* begin *

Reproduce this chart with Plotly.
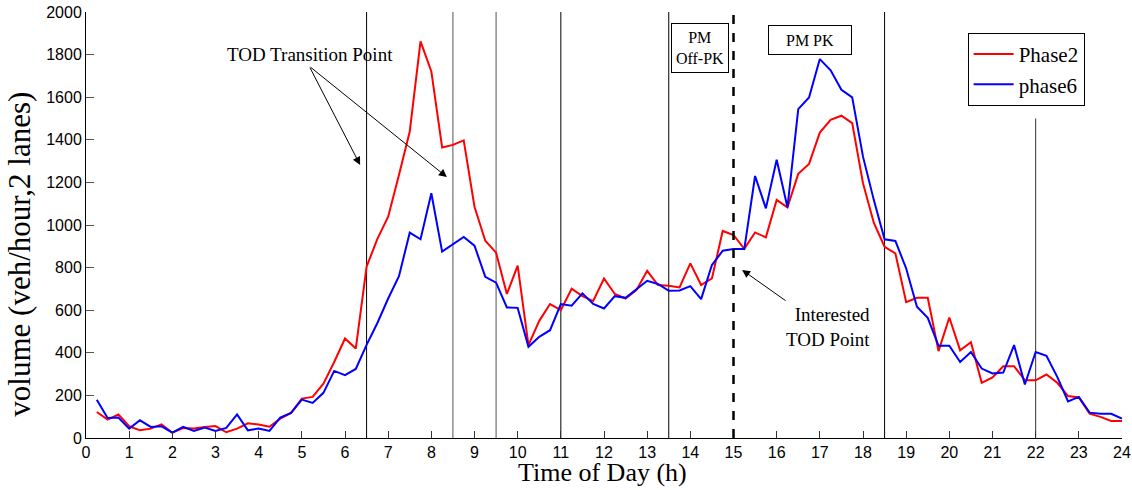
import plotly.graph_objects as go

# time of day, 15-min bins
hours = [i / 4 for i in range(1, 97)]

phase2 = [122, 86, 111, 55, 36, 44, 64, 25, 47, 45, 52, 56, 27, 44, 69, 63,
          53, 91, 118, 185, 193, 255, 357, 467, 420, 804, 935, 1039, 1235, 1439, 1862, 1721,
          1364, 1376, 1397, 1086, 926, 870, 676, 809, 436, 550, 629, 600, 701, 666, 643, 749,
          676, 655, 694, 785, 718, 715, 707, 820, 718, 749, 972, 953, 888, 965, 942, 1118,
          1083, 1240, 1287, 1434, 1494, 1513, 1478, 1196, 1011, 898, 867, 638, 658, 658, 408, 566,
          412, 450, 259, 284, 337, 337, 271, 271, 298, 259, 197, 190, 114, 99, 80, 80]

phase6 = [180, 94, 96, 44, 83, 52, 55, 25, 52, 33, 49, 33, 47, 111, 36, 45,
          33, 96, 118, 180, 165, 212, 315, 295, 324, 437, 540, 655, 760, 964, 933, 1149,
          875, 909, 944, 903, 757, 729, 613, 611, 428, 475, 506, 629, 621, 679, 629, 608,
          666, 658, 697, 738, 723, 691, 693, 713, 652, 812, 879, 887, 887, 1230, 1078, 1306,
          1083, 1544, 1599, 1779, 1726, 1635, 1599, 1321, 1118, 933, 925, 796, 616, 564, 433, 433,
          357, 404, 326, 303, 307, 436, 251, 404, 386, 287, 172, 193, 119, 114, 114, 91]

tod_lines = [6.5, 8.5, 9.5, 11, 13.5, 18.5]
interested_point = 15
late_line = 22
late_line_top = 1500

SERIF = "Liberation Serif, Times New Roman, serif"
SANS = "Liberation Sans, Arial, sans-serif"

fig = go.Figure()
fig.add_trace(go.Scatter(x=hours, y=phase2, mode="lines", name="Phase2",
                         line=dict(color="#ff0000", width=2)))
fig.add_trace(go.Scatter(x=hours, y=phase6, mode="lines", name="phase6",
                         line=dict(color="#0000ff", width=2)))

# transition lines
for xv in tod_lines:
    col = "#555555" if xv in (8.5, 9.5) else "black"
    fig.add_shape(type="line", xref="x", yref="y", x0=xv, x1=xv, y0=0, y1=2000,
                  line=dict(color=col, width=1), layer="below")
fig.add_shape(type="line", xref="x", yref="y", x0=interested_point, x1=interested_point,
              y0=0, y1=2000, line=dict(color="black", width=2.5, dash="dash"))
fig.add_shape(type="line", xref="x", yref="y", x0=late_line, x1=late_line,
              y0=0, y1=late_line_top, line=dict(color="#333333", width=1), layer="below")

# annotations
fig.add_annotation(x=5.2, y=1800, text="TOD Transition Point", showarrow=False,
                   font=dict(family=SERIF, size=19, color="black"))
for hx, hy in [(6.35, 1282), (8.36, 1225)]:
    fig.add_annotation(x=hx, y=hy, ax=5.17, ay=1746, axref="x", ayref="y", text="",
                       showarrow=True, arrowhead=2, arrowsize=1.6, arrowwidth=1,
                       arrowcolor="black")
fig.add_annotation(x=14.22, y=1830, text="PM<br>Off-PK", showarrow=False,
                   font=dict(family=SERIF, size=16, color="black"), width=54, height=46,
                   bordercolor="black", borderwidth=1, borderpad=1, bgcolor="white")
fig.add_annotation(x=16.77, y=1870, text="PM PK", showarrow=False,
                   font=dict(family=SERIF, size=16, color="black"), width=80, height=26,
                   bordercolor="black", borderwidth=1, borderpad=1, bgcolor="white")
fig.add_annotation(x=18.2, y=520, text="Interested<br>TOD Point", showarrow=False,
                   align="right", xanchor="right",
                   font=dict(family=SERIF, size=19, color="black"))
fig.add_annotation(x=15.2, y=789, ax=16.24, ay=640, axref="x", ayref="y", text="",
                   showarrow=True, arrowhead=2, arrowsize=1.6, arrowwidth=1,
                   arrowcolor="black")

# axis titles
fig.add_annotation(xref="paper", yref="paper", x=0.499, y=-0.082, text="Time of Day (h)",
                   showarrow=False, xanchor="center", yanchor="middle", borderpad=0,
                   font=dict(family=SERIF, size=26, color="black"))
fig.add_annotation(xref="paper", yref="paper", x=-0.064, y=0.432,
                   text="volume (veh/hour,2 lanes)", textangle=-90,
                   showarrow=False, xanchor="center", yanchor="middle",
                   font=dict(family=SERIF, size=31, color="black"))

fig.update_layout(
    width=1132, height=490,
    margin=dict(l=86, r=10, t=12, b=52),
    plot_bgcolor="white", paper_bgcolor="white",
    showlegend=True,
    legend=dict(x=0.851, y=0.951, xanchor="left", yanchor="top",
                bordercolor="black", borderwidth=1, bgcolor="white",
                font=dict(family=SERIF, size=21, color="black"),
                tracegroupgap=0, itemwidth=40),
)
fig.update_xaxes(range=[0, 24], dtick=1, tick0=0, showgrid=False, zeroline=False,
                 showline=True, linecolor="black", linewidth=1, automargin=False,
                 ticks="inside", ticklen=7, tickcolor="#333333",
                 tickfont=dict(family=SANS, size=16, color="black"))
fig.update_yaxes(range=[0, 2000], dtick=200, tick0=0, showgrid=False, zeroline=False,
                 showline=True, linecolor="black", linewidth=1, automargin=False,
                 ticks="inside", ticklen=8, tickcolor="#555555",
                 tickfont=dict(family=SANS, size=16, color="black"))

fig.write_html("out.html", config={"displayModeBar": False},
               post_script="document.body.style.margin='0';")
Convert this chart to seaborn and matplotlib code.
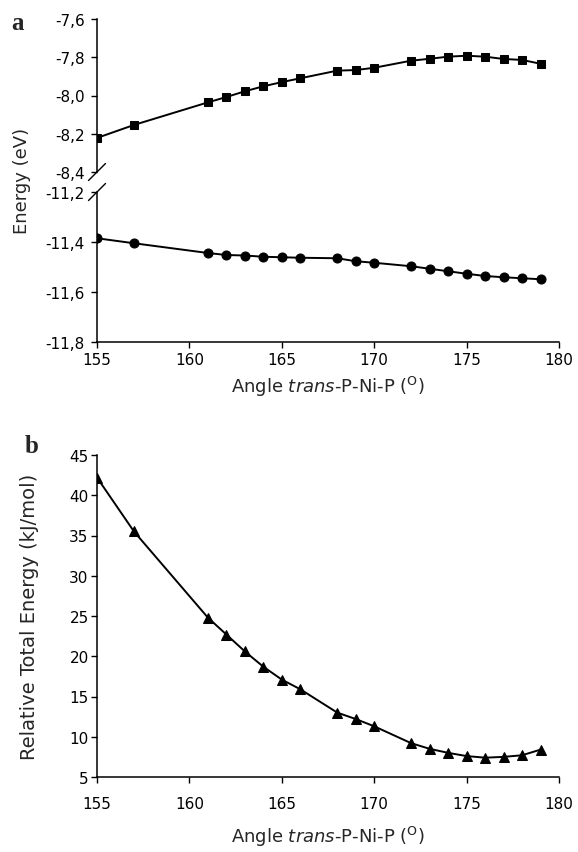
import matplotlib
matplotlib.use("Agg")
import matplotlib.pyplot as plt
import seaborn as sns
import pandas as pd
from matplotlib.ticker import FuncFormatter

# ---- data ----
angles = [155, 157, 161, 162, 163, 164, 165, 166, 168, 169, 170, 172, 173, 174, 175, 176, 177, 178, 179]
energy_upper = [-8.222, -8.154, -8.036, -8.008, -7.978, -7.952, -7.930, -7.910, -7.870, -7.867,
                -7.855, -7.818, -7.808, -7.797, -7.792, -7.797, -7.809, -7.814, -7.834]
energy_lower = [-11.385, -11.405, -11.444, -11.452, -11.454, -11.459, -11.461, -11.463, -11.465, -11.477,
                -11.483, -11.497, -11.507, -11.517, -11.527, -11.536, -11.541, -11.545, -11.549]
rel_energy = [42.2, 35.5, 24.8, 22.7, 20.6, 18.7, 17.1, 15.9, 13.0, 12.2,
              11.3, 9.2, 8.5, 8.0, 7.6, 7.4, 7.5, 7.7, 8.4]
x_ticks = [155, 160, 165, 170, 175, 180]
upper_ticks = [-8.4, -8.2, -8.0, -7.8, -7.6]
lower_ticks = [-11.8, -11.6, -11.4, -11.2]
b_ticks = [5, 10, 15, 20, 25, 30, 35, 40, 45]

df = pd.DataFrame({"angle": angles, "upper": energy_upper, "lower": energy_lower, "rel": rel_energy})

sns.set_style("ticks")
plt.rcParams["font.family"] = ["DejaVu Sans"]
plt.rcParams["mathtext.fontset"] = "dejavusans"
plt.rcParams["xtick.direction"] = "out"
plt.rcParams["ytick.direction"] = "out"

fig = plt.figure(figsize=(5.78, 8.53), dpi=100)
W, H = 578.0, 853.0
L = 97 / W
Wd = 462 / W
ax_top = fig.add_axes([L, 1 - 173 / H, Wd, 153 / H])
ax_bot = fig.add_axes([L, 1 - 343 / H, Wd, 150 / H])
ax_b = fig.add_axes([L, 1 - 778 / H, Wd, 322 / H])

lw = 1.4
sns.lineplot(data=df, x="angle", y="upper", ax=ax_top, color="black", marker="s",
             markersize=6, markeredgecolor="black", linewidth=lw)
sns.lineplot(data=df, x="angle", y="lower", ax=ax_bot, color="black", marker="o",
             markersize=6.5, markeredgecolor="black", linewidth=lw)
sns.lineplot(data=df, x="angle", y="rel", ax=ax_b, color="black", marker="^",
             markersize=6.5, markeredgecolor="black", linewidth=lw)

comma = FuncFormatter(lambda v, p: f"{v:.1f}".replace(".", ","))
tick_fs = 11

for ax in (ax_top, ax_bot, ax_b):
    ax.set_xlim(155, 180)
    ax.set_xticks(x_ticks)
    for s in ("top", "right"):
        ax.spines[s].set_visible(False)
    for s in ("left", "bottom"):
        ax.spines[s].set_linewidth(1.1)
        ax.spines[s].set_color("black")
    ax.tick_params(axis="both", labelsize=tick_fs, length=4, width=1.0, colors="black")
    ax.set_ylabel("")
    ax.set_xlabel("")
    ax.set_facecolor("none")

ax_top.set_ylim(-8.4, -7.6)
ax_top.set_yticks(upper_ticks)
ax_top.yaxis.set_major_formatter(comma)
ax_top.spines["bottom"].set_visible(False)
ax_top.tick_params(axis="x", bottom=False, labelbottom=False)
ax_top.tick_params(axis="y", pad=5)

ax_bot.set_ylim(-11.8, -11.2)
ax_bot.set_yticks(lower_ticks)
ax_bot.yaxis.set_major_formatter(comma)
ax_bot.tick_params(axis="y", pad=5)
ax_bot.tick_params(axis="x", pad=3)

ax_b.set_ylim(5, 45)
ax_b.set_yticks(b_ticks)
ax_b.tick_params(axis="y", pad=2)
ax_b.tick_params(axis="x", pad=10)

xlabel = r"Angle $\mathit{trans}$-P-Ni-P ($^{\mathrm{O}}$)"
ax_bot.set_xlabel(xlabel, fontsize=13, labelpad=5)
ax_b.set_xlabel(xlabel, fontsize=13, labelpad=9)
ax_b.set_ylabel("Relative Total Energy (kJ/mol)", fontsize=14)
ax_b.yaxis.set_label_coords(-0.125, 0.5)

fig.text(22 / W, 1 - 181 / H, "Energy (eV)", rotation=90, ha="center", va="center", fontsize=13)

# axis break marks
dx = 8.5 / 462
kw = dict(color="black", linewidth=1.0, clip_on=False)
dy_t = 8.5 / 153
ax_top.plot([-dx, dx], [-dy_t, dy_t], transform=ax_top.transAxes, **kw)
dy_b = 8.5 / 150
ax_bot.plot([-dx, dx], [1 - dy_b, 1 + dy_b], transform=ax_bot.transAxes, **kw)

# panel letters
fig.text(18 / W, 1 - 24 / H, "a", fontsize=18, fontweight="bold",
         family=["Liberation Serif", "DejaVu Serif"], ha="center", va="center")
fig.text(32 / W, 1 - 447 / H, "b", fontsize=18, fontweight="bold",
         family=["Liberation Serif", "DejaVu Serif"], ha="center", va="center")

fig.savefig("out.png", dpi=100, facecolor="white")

* end *

*Exercise*
Reproduce nothing but the lines from the one with "Convert this chart" to the one with "from matplotlib.ticker import FuncFormatter", both lines included, and keep every picture out of the copy.

*Answer to the exercise*
Convert this chart to seaborn and matplotlib code.
import matplotlib
matplotlib.use("Agg")
import matplotlib.pyplot as plt
import seaborn as sns
import pandas as pd
from matplotlib.ticker import FuncFormatter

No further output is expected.